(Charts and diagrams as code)
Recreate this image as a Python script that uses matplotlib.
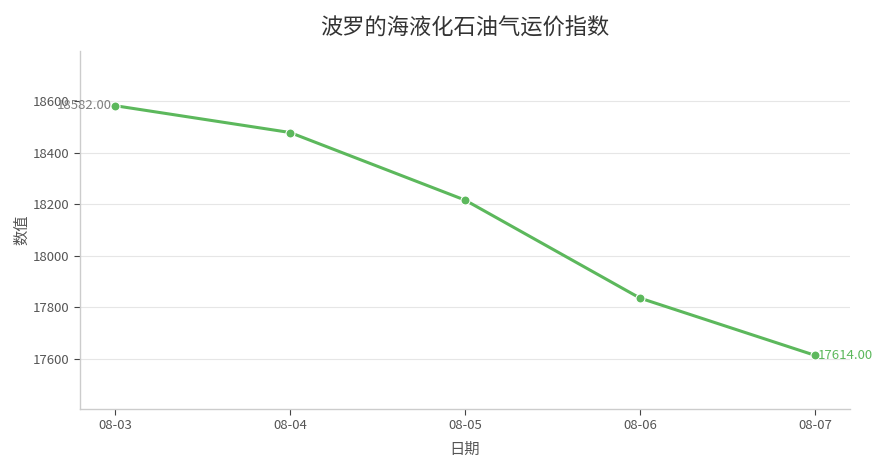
import matplotlib
matplotlib.use("Agg")
import matplotlib.pyplot as plt

plt.rcParams["font.family"] = ["Noto Sans CJK SC", "DejaVu Sans"]

dates = ["08-03", "08-04", "08-05", "08-06", "08-07"]
values = [18582.0, 18478.0, 18216.0, 17836.0, 17614.0]
yticks = [17600, 17800, 18000, 18200, 18400, 18600]

green = "#5cb85c"
text_grey = "#555555"

fig = plt.figure(figsize=(8.84, 4.68), dpi=100)
ax = fig.add_axes([80 / 884, (468 - 409) / 468, 770 / 884, 358 / 468])

x = list(range(len(dates)))
ax.plot(x, values, color=green, linewidth=2.2, marker="o", markersize=6.5,
        markeredgecolor="white", markeredgewidth=0.8, zorder=3)

# first / last value annotations
ax.annotate(f"{values[0]:.2f}", (x[0], values[0]), xytext=(-2, 0),
            textcoords="offset points", ha="right", va="center",
            fontsize=9.5, color="#808080")
ax.annotate(f"{values[-1]:.2f}", (x[-1], values[-1]), xytext=(2, 0),
            textcoords="offset points", ha="left", va="center",
            fontsize=9.5, color=green)

ax.set_xlim(-0.2, len(dates) - 0.8)
ax.set_ylim(17406, 18794)
ax.set_xticks(x)
ax.set_xticklabels(dates)
ax.set_yticks(yticks)

ax.grid(axis="y", color="#e6e6e6", linewidth=0.8)
ax.set_axisbelow(True)
for side in ("top", "right"):
    ax.spines[side].set_visible(False)
for side in ("left", "bottom"):
    ax.spines[side].set_color("#cccccc")
    ax.spines[side].set_linewidth(1.0)

ax.tick_params(axis="both", colors="#444444", labelcolor=text_grey,
               labelsize=9.5, length=4, width=0.8)

ax.set_xlabel("日期", fontsize=11, color=text_grey, labelpad=6)
ax.set_ylabel("数值", fontsize=11, color=text_grey, labelpad=2)
ax.set_title("波罗的海液化石油气运价指数", fontsize=16, color="#333333", pad=12)

fig.savefig("out.png", dpi=100)
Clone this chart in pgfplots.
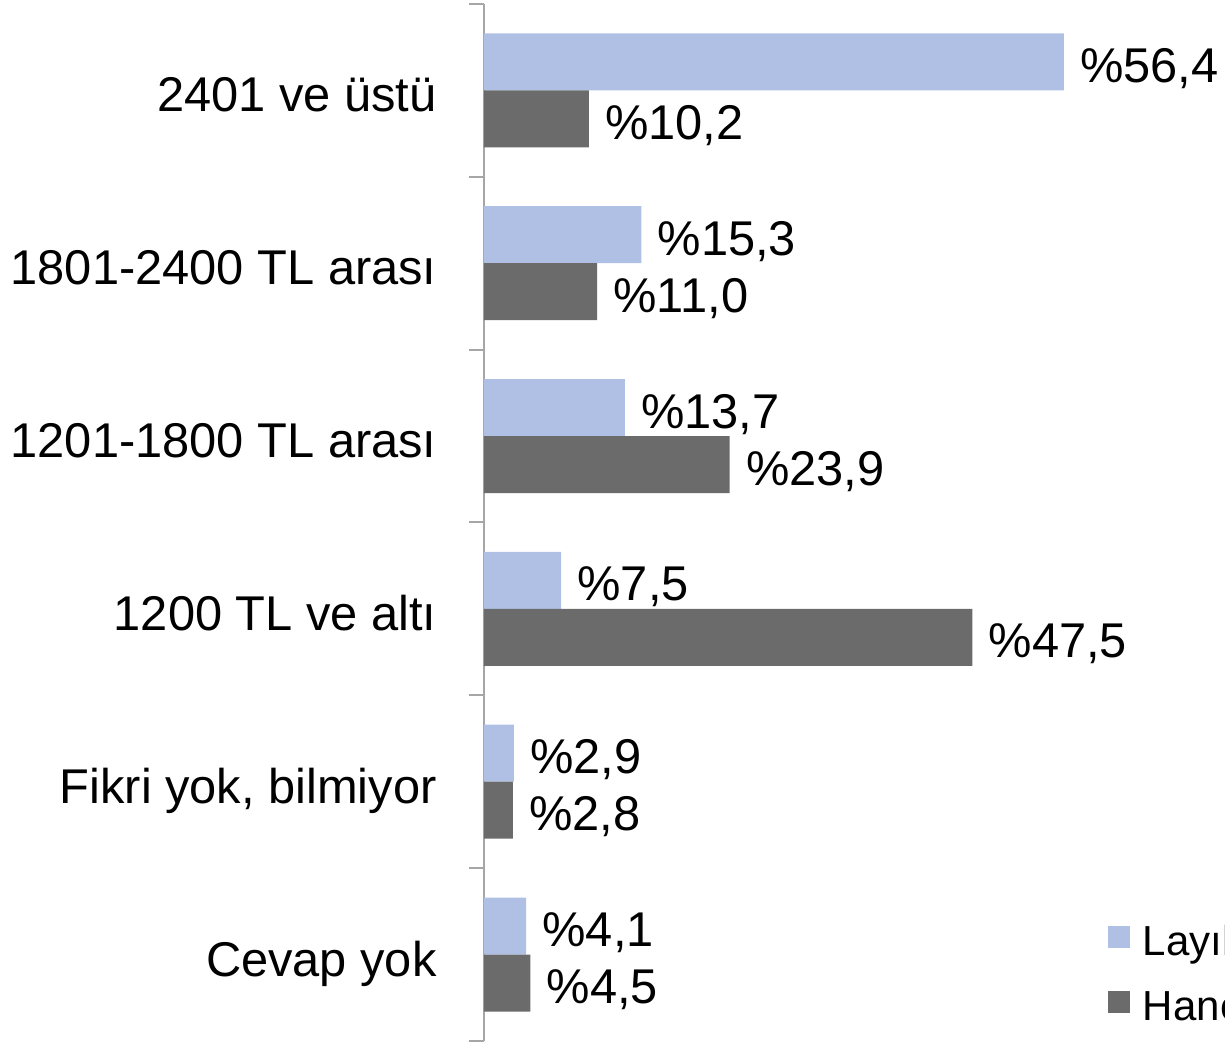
\documentclass[border=0pt]{standalone}
\usepackage{pgfplots}
\pgfplotsset{compat=1.18}
\usepackage{fontspec}
\setmainfont{Liberation Sans}
\definecolor{lightbar}{HTML}{B0C0E4}
\definecolor{darkbar}{HTML}{6B6B6B}
\definecolor{axisgray}{HTML}{A6A6A6}
\begin{document}
\begin{tikzpicture}
\useasboundingbox (-242pt,-0.5pt) rectangle (370.5pt,520.5pt);
\begin{axis}[
 at={(0pt,0pt)}, anchor=south west,
 scale only axis, width=370.5pt, height=518.5pt,
 xmin=0, xmax=72.08, ymin=-0.5, ymax=5.5,
 axis y line*=left, axis x line=none,
 axis line style={draw=axisgray, line width=1pt, -},
 ytick={0,...,5},
 yticklabels={Cevap yok, {Fikri yok, bilmiyor}, 1200 TL ve altı, 1201-1800 TL arası, 1801-2400 TL arası, 2401 ve üstü},
 major tick length=0pt,
 minor ytick={-0.5,0.5,1.5,2.5,3.5,4.5,5.5},
 minor tick length=7.5pt,
 tick align=outside,
 major tick style={draw=none},
 minor tick style={draw=axisgray, line width=1pt},
 yticklabel style={font=\fontsize{24.4}{29}\selectfont, anchor=base east, inner sep=0pt, xshift=-23.5pt, yshift=-10.8pt},
 xbar, bar width=28.5pt,
 nodes near coords={\%\pgfmathprintnumber[fixed, fixed zerofill, precision=1, use comma, assume math mode=true]{\pgfplotspointmeta}},
 nodes near coords style={font=\fontsize{24.4}{29}\selectfont, anchor=base west, inner sep=0pt, xshift=8pt, yshift=-10.25pt, text=black},
 clip=false,
 legend style={at={(rel axis cs:0.8421,0.1109)}, anchor=north west, draw=none, fill=none, inner sep=0pt, outer sep=0pt, font=\fontsize{21}{25}\selectfont, row sep=13.5pt, column sep=6.5pt, nodes={inner sep=0pt, text height=15pt, text depth=4pt}},
 legend cell align=left,
 legend image code/.code={\fill[#1] (0pt,-1.5pt) rectangle (11pt,9.5pt);},
]
\addplot[fill=lightbar, draw=none, bar shift=14.25pt] coordinates {(4.1,0) (2.9,1) (7.5,2) (13.7,3) (15.3,4) (56.4,5)};
\addplot[fill=darkbar, draw=none, bar shift=-14.25pt] coordinates {(4.5,0) (2.8,1) (47.5,2) (23.9,3) (11.0,4) (10.2,5)};
\legend{Layık görülen gelir, Hane geliri}
\end{axis}
\end{tikzpicture}
\end{document}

▶ Task directions
Leave out the pictures. Transcribe only the lines above, from the first through the one that contains "ax = fig.add_axes([80".

▶ The answer
Recreate this image as a Python script that uses matplotlib.
import matplotlib
matplotlib.use("Agg")
import matplotlib.pyplot as plt

plt.rcParams["font.family"] = ["Noto Sans CJK SC", "DejaVu Sans"]

dates = ["08-03", "08-04", "08-05", "08-06", "08-07"]
values = [18582.0, 18478.0, 18216.0, 17836.0, 17614.0]
yticks = [17600, 17800, 18000, 18200, 18400, 18600]

green = "#5cb85c"
text_grey = "#555555"

fig = plt.figure(figsize=(8.84, 4.68), dpi=100)
ax = fig.add_axes([80 / 884, (468 - 409) / 468, 770 / 884, 358 / 468])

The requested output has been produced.